===== Collected data =====
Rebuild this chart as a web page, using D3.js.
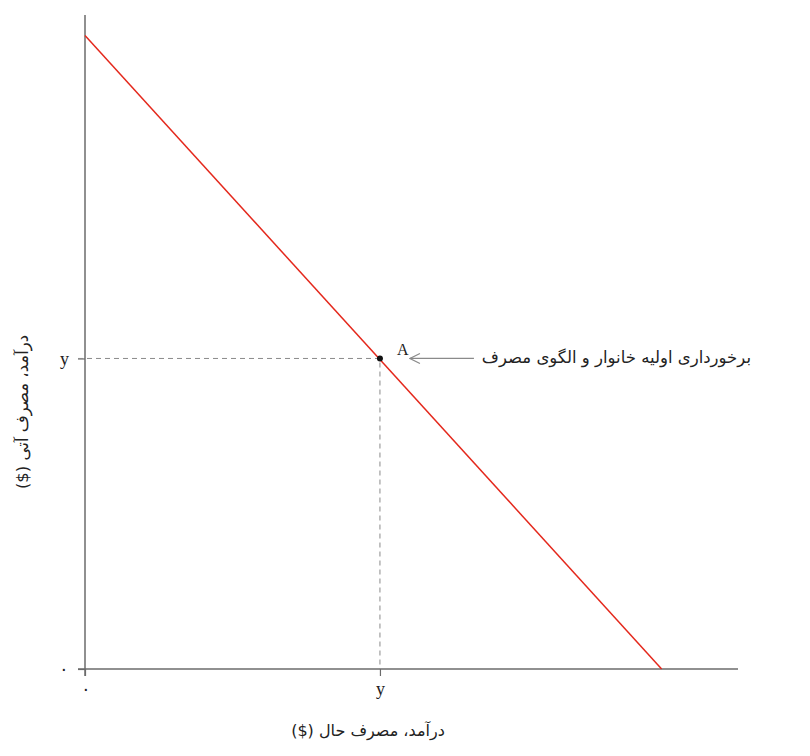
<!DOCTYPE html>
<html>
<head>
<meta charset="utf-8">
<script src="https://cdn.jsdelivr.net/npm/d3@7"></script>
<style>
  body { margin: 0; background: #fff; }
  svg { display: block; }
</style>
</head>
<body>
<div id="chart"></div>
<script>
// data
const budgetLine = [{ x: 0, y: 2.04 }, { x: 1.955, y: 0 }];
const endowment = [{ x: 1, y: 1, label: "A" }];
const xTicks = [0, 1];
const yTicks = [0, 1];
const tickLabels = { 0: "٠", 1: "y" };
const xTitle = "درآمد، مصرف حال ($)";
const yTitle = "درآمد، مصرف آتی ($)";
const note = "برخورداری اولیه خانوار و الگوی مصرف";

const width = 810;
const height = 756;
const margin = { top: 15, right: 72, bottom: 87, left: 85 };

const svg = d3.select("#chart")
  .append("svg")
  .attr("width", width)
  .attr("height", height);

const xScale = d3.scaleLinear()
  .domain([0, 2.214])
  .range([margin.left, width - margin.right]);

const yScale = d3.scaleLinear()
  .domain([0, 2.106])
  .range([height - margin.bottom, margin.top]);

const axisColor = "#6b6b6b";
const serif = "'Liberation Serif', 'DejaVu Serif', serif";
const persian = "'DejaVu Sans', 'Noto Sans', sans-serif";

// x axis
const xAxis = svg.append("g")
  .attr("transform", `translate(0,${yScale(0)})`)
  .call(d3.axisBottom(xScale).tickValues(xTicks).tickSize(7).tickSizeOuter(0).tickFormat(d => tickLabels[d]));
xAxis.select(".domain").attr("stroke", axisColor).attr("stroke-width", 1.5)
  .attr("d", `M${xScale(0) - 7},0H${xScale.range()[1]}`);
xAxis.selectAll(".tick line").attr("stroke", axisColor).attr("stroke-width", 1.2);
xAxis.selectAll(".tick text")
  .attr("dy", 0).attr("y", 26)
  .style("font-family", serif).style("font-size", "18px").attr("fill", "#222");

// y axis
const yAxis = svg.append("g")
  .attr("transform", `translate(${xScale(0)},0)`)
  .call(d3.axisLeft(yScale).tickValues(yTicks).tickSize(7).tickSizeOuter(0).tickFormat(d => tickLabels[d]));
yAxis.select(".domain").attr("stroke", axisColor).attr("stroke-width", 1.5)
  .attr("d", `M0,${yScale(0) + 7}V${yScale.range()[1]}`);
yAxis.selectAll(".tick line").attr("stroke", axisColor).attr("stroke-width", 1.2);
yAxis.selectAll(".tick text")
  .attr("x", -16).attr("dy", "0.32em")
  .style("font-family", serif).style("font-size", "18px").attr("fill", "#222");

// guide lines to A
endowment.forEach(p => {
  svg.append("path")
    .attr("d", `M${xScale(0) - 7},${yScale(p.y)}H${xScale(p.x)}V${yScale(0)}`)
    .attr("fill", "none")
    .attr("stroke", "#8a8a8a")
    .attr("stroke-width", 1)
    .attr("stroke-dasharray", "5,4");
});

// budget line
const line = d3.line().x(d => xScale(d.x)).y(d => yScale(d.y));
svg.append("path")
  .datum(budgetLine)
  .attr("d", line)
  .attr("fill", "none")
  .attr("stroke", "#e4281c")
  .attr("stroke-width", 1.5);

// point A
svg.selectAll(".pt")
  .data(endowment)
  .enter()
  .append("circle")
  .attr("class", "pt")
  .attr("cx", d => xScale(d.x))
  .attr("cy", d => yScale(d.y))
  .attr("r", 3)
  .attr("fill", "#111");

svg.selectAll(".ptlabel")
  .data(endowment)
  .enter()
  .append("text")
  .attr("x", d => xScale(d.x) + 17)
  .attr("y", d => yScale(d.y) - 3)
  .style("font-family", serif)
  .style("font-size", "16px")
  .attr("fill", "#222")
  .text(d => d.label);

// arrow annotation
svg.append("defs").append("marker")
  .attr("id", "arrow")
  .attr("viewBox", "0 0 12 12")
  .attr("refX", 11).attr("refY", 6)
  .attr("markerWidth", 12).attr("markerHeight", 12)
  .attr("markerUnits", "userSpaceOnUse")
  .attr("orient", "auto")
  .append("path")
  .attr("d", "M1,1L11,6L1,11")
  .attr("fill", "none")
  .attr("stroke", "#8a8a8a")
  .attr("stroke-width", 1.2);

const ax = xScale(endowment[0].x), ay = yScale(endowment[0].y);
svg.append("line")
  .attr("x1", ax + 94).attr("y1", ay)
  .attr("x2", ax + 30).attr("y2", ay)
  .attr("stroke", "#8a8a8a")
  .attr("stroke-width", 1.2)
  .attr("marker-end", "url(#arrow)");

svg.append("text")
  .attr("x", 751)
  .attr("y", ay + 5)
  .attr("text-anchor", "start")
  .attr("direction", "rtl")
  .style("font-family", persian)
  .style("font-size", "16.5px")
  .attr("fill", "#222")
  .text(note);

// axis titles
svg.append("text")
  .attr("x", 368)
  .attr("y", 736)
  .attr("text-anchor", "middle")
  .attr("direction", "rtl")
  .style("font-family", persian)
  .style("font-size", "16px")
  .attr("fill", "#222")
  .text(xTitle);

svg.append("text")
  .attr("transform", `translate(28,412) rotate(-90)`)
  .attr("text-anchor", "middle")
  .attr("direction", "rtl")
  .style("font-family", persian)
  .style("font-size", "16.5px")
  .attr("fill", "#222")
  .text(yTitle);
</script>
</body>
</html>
=====
Exercise instructions: The listing above must be printed again exactly, minus its pictures.

Answer to this exercise:
Rebuild this chart as a web page, using D3.js.
<!DOCTYPE html>
<html>
<head>
<meta charset="utf-8">
<script src="https://cdn.jsdelivr.net/npm/d3@7"></script>
<style>
  body { margin: 0; background: #fff; }
  svg { display: block; }
</style>
</head>
<body>
<div id="chart"></div>
<script>
// data
const budgetLine = [{ x: 0, y: 2.04 }, { x: 1.955, y: 0 }];
const endowment = [{ x: 1, y: 1, label: "A" }];
const xTicks = [0, 1];
const yTicks = [0, 1];
const tickLabels = { 0: "٠", 1: "y" };
const xTitle = "درآمد، مصرف حال ($)";
const yTitle = "درآمد، مصرف آتی ($)";
const note = "برخورداری اولیه خانوار و الگوی مصرف";

const width = 810;
const height = 756;
const margin = { top: 15, right: 72, bottom: 87, left: 85 };

const svg = d3.select("#chart")
  .append("svg")
  .attr("width", width)
  .attr("height", height);

const xScale = d3.scaleLinear()
  .domain([0, 2.214])
  .range([margin.left, width - margin.right]);

const yScale = d3.scaleLinear()
  .domain([0, 2.106])
  .range([height - margin.bottom, margin.top]);

const axisColor = "#6b6b6b";
const serif = "'Liberation Serif', 'DejaVu Serif', serif";
const persian = "'DejaVu Sans', 'Noto Sans', sans-serif";

// x axis
const xAxis = svg.append("g")
  .attr("transform", `translate(0,${yScale(0)})`)
  .call(d3.axisBottom(xScale).tickValues(xTicks).tickSize(7).tickSizeOuter(0).tickFormat(d => tickLabels[d]));
xAxis.select(".domain").attr("stroke", axisColor).attr("stroke-width", 1.5)
  .attr("d", `M${xScale(0) - 7},0H${xScale.range()[1]}`);
xAxis.selectAll(".tick line").attr("stroke", axisColor).attr("stroke-width", 1.2);
xAxis.selectAll(".tick text")
  .attr("dy", 0).attr("y", 26)
  .style("font-family", serif).style("font-size", "18px").attr("fill", "#222");

// y axis
const yAxis = svg.append("g")
  .attr("transform", `translate(${xScale(0)},0)`)
  .call(d3.axisLeft(yScale).tickValues(yTicks).tickSize(7).tickSizeOuter(0).tickFormat(d => tickLabels[d]));
yAxis.select(".domain").attr("stroke", axisColor).attr("stroke-width", 1.5)
  .attr("d", `M0,${yScale(0) + 7}V${yScale.range()[1]}`);
yAxis.selectAll(".tick line").attr("stroke", axisColor).attr("stroke-width", 1.2);
yAxis.selectAll(".tick text")
  .attr("x", -16).attr("dy", "0.32em")
  .style("font-family", serif).style("font-size", "18px").attr("fill", "#222");

// guide lines to A
endowment.forEach(p => {
  svg.append("path")
    .attr("d", `M${xScale(0) - 7},${yScale(p.y)}H${xScale(p.x)}V${yScale(0)}`)
    .attr("fill", "none")
    .attr("stroke", "#8a8a8a")
    .attr("stroke-width", 1)
    .attr("stroke-dasharray", "5,4");
});

// budget line
const line = d3.line().x(d => xScale(d.x)).y(d => yScale(d.y));
svg.append("path")
  .datum(budgetLine)
  .attr("d", line)
  .attr("fill", "none")
  .attr("stroke", "#e4281c")
  .attr("stroke-width", 1.5);

// point A
svg.selectAll(".pt")
  .data(endowment)
  .enter()
  .append("circle")
  .attr("class", "pt")
  .attr("cx", d => xScale(d.x))
  .attr("cy", d => yScale(d.y))
  .attr("r", 3)
  .attr("fill", "#111");

svg.selectAll(".ptlabel")
  .data(endowment)
  .enter()
  .append("text")
  .attr("x", d => xScale(d.x) + 17)
  .attr("y", d => yScale(d.y) - 3)
  .style("font-family", serif)
  .style("font-size", "16px")
  .attr("fill", "#222")
  .text(d => d.label);

// arrow annotation
svg.append("defs").append("marker")
  .attr("id", "arrow")
  .attr("viewBox", "0 0 12 12")
  .attr("refX", 11).attr("refY", 6)
  .attr("markerWidth", 12).attr("markerHeight", 12)
  .attr("markerUnits", "userSpaceOnUse")
  .attr("orient", "auto")
  .append("path")
  .attr("d", "M1,1L11,6L1,11")
  .attr("fill", "none")
  .attr("stroke", "#8a8a8a")
  .attr("stroke-width", 1.2);

const ax = xScale(endowment[0].x), ay = yScale(endowment[0].y);
svg.append("line")
  .attr("x1", ax + 94).attr("y1", ay)
  .attr("x2", ax + 30).attr("y2", ay)
  .attr("stroke", "#8a8a8a")
  .attr("stroke-width", 1.2)
  .attr("marker-end", "url(#arrow)");

svg.append("text")
  .attr("x", 751)
  .attr("y", ay + 5)
  .attr("text-anchor", "start")
  .attr("direction", "rtl")
  .style("font-family", persian)
  .style("font-size", "16.5px")
  .attr("fill", "#222")
  .text(note);

// axis titles
svg.append("text")
  .attr("x", 368)
  .attr("y", 736)
  .attr("text-anchor", "middle")
  .attr("direction", "rtl")
  .style("font-family", persian)
  .style("font-size", "16px")
  .attr("fill", "#222")
  .text(xTitle);

svg.append("text")
  .attr("transform", `translate(28,412) rotate(-90)`)
  .attr("text-anchor", "middle")
  .attr("direction", "rtl")
  .style("font-family", persian)
  .style("font-size", "16.5px")
  .attr("fill", "#222")
  .text(yTitle);
</script>
</body>
</html>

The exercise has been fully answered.